On the defensive
Sir-- Why did the Brotherhood need to call out its members? Why could they not accept a peaceful protest of citizens who differ from them? If the faith in the Brotherhood is so firmly entrenched with the Egyptian public, they have nothing to fear, but by their actions, they have proven their fear and plan to enforce their will, accepted or not. This is not a true democracy if people are forced with violence into submission. President Morsi should condemn this action by the Brotherhood and be the president of all Egyptians, as elected.
Hope from protests
Sir-- Islamists will ruin every country they inhabit unless the people decide to get rid of all of them once and for all. Egyptians made a huge mistake voting in the Islamists. However, these protests give hope. If there is another free and fair election, maybe they will go ahead and get rid of them. The Brotherhood will die democratically and the revolution will continue.

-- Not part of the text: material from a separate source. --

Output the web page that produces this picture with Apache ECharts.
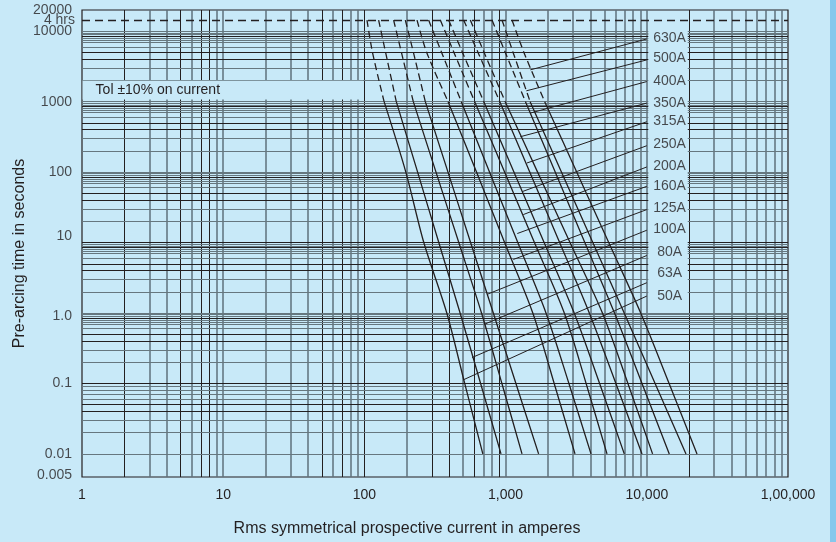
<!DOCTYPE html>
<html><head><meta charset="utf-8">
<script src="https://cdn.jsdelivr.net/npm/echarts@6/dist/echarts.min.js"></script>
<style>html,body{margin:0;padding:0;background:#c8e9f8;} #c{width:836px;height:542px;}</style>
</head><body><div id="c"></div>
<script>
// ---------- data ----------
const ratings = ['50A','63A','80A','100A','125A','160A','200A','250A','315A','350A','400A','500A','630A'];
const times = [14400, 5000, 1000, 100, 10, 1, 0.1, 0.01];   // pre-arcing time (s) at which currents are read
const c50  = [104.3,114.1,137.9,196.5,263.5,383.3,513.3,689.7];
const c63  = [126.1,141.3,168.2,238.2,336.4,476.1,665.3,927.8];
const c80  = [161.0,182.9,222.0,321.4,466.2,675.1,941.5,1307];
const c100 = [194.9,222.4,270.0,390.9,565.0,818.4,1183,1713];
const c125 = [235.9,276.2,391.5,622.2,983.8,1558,2209,3101];
const c160 = [284.9,352.2,485.5,769.1,1220,1932,2808,4025];
const c200 = [344.9,430.5,604.2,983.8,1600,2604,3717,5226];
const c250 = [394.7,495.1,700.9,1145,1874,3061,4633,6929];
const c315 = [504.2,637.7,909.8,1482,2413,3916,6042,9248];
const c350 = [562.3,704.3,993.6,1685,2858,4850,7348,10990];
const c400 = [801.3,995.2,1383,2245,3638,5906,9248,14430];
const c500 = [943.0,1130,1492,2485,4146,6918,11450,18950];
const c630 = [1110,1348,1892,3188,5374,9054,14390,22680];
const curves = [c50,c63,c80,c100,c125,c160,c200,c250,c315,c350,c400,c500,c630];
const dashedPoints = 3;   // first points of each curve drawn dashed

const labelCurrent = 14500;
const labelTimes = [1.739,3.643,7.30,15.66,31.06,62.85,123.4,250.5,523.4,953.9,1929,4140,7948];
const leaderStartCurrent = 10000;
const leaderStartTimes = [1.739,2.691,6.555,14.96,29.39,62.85,118.3,237.0,518.3,953.9,1929,3916,7767];
const leaderEndCurrents = [504.2,578.3,706.7,738.5,1134,1210,1335,1313,1418,1271,1496,1402,1496];
const leaderEndTimes = [0.1130,0.2332,0.6905,1.837,5.753,13.43,24.96,52.87,134.8,317.8,688.3,1424,2826];

const yTickValues = [20000,14400,10000,1000,100,10,1,0.1,0.01,0.005];
const yTickLabels = ['20000','4 hrs','10000','1000','100','10','1.0','0.1','0.01','0.005'];
const xTickValues = [1,10,100,1000,10000,100000];
const xTickLabels = ['1','10','100','1,000','10,000','1,00,000'];
const fourHours = 14400;
const tolText = 'Tol \u00b110% on current';
const xMin = 1, xMax = 100000, yMin = 0.0047, yMax = 20000;

// ---------- styles ----------
const INK = '#231f20', GREY = '#5f717d', BG = '#c8e9f8';
const FONT = 'Liberation Sans, Arial, sans-serif';

// grid lines (paper grid)
const vBlack = [2,5,7,8,50,70,100,300,400,600,900,20000];
const vLines = [];
for (let e = 0; e < 5; e++) {
  const d = Math.pow(10, e);
  for (let m = (e === 0 ? 2 : 1); m <= 9; m++) vLines.push(m * d);
}
const hMant = [2,3,4,5,6,7,7.5,8,8.5,9,9.5,10];
const hBlackMant = [4,5,8.5];
const hLines = [];
for (let e = -3; e <= 3; e++) {
  const d = Math.pow(10, e);
  hMant.forEach(m => {
    const v = +(m * d).toPrecision(6);
    if (v >= 0.0049 && v < 19999) hLines.push({v, black: hBlackMant.includes(m) || m === 10 && (e === -2 || e === 0)});
  });
}
const gridLineData = [];
vLines.forEach(v => {
  const b = vBlack.includes(v);
  gridLineData.push({xAxis: v, lineStyle: {color: b ? INK : GREY, width: b ? 1 : 1.5, type: 'solid'}});
});
hLines.forEach(h => {
  gridLineData.push({yAxis: h.v, lineStyle: {color: h.black ? INK : '#66777f', width: 1, type: 'solid'}});
});
gridLineData.push({yAxis: fourHours, lineStyle: {color: INK, width: 1.3, type: [8, 5]}});

const series = [];
series.push({
  type: 'line', data: [], z: 1, silent: true,
  markLine: {silent: true, symbol: ['none','none'], label: {show: false}, z: 1, animation: false, data: gridLineData}
});
// boxes masking the grid
series.push({
  type: 'line', data: [], z: 2, silent: true,
  markArea: {silent: true, z: 2, itemStyle: {color: BG},
    label: {show: true, position: 'insideLeft', distance: 13, color: INK, fontSize: 14, fontFamily: FONT},
    data: [
      [{name: tolText, xAxis: 1.01, yAxis: 1070}, {xAxis: 98, yAxis: 1975}],
      [{name: '', xAxis: 10250, yAxis: 1.03}, {xAxis: 19500, yAxis: 12000}]
    ]}
});
// curves
curves.forEach((c, i) => {
  const pts = times.map((t, k) => [c[k], t]);
  series.push({name: ratings[i] + ' dashed', type: 'line', z: 3, silent: true, showSymbol: false, smooth: 0.3,
    data: pts.slice(0, dashedPoints), lineStyle: {color: INK, width: 1.3, type: [7, 4]}});
  series.push({name: ratings[i], type: 'line', z: 3, silent: true, showSymbol: false, smooth: 0.3,
    data: pts.slice(dashedPoints - 1), lineStyle: {color: INK, width: 1.3}});
});
// leaders
series.push({
  type: 'line', data: [], z: 3, silent: true,
  markLine: {silent: true, symbol: ['none','none'], label: {show: false}, z: 3, animation: false,
    lineStyle: {color: INK, width: 1, type: 'solid'},
    data: ratings.map((r, i) => [{coord: [leaderStartCurrent, leaderStartTimes[i]]}, {coord: [leaderEndCurrents[i], leaderEndTimes[i]]}])}
});
// rating labels
series.push({
  type: 'scatter', z: 4, silent: true, symbolSize: 0,
  data: ratings.map((r, i) => ({name: r, value: [labelCurrent, labelTimes[i]]})),
  label: {show: true, position: 'inside', formatter: p => p.name, color: INK, fontSize: 14, fontFamily: FONT}
});
// y tick labels
series.push({
  type: 'scatter', z: 4, silent: true, symbolSize: 0, clip: false,
  data: yTickValues.map((v, i) => {
    const o = {name: yTickLabels[i], value: [xMin, v]};
    if (yTickLabels[i] === '4 hrs') o.label = {distance: 7, lineHeight: 12};
    if (yTickLabels[i] === '10') o.label = {offset: [0, -6]};
    if (yTickLabels[i] === '1.0') o.label = {offset: [0, 3]};
    return o;
  }),
  label: {show: true, position: 'left', distance: 10, formatter: p => p.name, color: INK, fontSize: 14, lineHeight: 14, fontFamily: FONT}
});

const chart = echarts.init(document.getElementById('c'));
chart.setOption({
  animation: false,
  backgroundColor: BG,
  grid: {left: 82, right: 48, top: 10, bottom: 64, show: true, borderColor: INK, borderWidth: 1.2, backgroundColor: 'transparent'},
  xAxis: {
    type: 'log', logBase: 10, min: xMin, max: xMax,
    splitLine: {show: false}, axisLine: {show: false}, axisTick: {show: false},
    axisLabel: {show: true, margin: 11, color: INK, fontSize: 14, fontFamily: FONT, showMaxLabel: true, showMinLabel: true,
      formatter: v => { const k = xTickValues.findIndex(t => Math.abs(t - v) / t < 1e-6); return k >= 0 ? xTickLabels[k] : ''; }},
    name: 'Rms symmetrical prospective current in amperes', nameLocation: 'middle', nameGap: 44,
    nameTextStyle: {color: INK, fontSize: 16, fontFamily: FONT, padding: [0, 56, 0, 0]}
  },
  yAxis: {
    type: 'log', logBase: 10, min: yMin, max: yMax,
    splitLine: {show: false}, axisLine: {show: false}, axisTick: {show: false}, axisLabel: {show: false},
    name: 'Pre-arcing time in seconds', nameLocation: 'middle', nameGap: 54, nameRotate: 90,
    nameTextStyle: {color: INK, fontSize: 16, fontFamily: FONT, padding: [0, 20, 0, 0]}
  },
  graphic: [{type: 'rect', right: 0, top: 0, shape: {width: 6, height: 542}, style: {fill: '#86c8ec'}, silent: true}],
  series
});
</script>
</body></html>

Sir-- It appears Egyptians are not keen on the idea of going backwards thousands of years, but Morsi's Muslim Brotherhood has sunk its hooks in and established a power that will be too strong to overturn, especially if those fighting for freedom look like those throwing the stones in Tahrir Square.
Must copy Mandela
Sir-- Egyptians will soon regret that Mubarak is gone, when stability was normal and tourism, where many work, was flourishing. If Morsi does not emulate Nelson Mandela of South Africa, his name will be in history as the leader of the complete downfall of Egypt.